* Begin *

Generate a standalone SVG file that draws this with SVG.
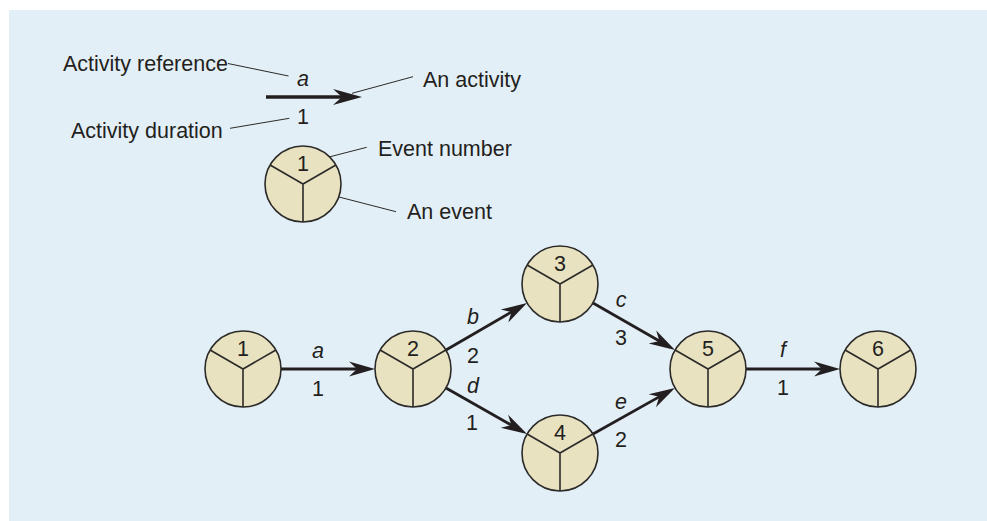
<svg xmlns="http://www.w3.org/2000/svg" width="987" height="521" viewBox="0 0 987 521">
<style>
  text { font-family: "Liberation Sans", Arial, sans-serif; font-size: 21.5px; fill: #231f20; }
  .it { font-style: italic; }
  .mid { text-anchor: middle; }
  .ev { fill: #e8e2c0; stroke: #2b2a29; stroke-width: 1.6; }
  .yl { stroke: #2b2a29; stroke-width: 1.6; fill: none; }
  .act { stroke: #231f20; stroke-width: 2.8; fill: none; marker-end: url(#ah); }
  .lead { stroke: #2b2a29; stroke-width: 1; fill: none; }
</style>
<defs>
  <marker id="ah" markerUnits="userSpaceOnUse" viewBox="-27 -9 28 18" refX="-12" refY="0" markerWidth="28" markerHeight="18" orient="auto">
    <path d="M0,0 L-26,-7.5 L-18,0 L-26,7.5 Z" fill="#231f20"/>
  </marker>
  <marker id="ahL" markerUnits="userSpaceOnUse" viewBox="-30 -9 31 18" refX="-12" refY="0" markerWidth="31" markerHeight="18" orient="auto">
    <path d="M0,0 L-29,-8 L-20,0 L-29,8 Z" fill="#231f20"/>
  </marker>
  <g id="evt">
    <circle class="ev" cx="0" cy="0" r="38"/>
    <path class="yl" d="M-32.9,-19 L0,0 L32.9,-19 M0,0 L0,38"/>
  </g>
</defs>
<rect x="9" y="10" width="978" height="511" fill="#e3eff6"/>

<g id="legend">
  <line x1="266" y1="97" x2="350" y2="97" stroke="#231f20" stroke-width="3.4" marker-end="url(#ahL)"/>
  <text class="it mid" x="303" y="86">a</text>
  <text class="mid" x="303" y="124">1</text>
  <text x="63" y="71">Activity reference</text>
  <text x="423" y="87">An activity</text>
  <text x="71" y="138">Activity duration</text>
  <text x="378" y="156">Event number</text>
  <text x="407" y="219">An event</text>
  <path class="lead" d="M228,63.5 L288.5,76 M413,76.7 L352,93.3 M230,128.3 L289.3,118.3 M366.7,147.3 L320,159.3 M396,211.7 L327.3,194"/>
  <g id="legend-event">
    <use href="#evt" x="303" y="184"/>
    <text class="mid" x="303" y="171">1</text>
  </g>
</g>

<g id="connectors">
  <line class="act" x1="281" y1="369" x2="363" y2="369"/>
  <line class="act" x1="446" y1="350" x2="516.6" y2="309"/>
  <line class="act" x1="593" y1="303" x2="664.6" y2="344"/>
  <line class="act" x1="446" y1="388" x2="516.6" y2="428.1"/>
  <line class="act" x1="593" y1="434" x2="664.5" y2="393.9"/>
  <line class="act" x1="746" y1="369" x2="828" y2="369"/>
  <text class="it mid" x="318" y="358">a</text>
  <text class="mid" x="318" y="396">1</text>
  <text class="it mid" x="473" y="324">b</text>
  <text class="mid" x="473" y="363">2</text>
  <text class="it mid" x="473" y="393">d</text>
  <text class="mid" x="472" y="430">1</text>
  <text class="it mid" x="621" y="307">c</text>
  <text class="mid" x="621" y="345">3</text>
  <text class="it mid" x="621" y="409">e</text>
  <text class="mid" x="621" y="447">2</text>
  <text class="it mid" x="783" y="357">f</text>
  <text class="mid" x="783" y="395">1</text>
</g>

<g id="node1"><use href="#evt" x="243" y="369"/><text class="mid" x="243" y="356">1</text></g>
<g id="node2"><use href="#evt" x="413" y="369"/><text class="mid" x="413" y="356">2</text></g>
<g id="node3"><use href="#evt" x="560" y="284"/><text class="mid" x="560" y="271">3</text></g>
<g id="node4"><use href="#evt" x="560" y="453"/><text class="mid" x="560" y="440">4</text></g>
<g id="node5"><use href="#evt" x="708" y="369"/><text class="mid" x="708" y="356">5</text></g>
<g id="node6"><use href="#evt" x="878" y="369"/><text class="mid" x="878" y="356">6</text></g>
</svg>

* End *
* Begin *

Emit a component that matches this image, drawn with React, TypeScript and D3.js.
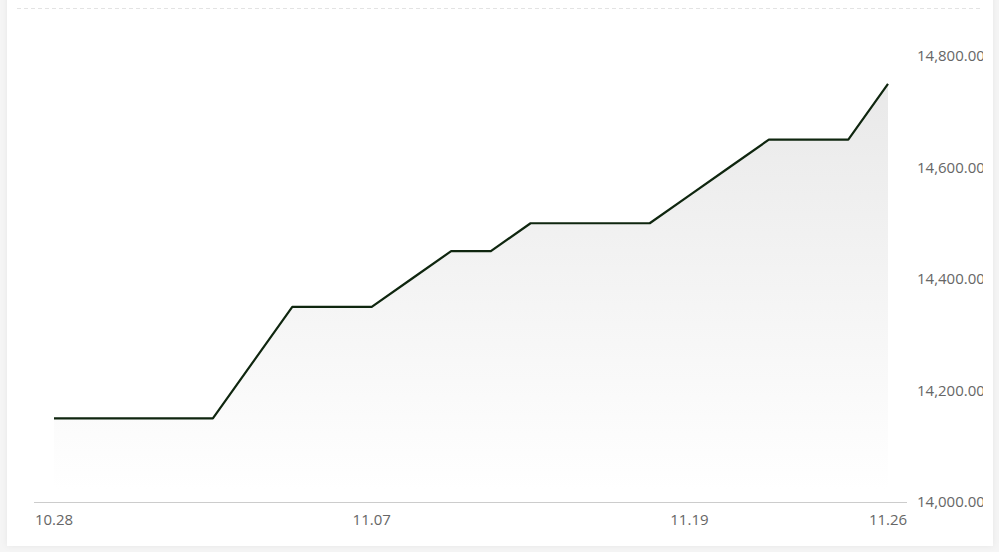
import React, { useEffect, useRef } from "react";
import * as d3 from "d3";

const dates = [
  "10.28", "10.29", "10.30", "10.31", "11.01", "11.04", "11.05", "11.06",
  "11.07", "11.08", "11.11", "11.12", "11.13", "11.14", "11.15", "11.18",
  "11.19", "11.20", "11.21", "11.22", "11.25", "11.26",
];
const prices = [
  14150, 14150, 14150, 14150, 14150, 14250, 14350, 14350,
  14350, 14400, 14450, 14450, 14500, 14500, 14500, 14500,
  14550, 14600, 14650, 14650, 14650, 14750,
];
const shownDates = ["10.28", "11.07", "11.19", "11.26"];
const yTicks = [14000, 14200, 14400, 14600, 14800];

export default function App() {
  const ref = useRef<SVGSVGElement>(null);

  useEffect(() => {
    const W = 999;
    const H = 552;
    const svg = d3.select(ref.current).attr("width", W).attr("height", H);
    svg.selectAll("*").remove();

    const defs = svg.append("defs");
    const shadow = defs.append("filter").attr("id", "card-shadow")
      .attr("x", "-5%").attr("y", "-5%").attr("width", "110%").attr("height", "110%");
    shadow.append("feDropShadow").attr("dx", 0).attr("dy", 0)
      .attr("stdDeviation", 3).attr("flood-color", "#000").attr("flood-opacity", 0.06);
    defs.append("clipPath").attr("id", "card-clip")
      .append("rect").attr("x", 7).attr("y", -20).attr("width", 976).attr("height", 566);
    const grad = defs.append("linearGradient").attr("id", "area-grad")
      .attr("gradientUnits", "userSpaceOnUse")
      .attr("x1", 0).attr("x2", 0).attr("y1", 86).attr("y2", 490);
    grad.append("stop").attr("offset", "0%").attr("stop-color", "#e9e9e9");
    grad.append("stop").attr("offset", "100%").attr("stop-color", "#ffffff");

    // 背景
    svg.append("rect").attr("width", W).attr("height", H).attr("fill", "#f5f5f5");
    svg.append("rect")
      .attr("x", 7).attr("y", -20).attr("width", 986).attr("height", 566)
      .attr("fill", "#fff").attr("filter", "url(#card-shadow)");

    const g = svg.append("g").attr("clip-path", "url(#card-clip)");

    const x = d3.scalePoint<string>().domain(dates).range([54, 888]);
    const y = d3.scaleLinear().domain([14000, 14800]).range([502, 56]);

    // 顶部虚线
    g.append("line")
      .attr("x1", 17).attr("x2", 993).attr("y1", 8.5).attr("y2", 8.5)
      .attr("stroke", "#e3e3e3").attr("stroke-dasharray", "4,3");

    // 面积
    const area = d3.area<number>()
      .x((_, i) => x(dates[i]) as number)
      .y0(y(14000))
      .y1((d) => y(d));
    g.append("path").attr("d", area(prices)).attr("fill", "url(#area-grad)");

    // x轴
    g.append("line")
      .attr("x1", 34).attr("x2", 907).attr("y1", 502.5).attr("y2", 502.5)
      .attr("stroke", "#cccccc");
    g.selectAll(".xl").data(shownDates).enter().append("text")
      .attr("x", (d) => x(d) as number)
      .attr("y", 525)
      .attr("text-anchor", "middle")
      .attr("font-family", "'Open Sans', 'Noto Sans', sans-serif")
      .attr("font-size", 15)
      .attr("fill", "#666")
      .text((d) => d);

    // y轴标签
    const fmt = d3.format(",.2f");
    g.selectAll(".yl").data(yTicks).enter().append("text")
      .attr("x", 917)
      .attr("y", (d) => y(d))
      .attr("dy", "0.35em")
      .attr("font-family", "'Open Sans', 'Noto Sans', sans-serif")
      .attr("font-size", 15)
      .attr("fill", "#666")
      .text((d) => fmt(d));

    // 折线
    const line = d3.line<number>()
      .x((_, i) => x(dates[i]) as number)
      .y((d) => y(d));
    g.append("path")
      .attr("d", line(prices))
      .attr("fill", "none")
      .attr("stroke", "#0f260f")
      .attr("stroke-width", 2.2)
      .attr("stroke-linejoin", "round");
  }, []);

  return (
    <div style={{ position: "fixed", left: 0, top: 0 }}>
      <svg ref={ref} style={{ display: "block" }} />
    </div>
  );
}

* End *

(TASK DIRECTIONS):
Leaving out the pictures, extract the stretch from the line holding "Emit a component" through the line holding "import * as", word for word.

(EXPECTED ANSWER):
Emit a component that matches this image, drawn with React, TypeScript and D3.js.
import React, { useEffect, useRef } from "react";
import * as d3 from "d3";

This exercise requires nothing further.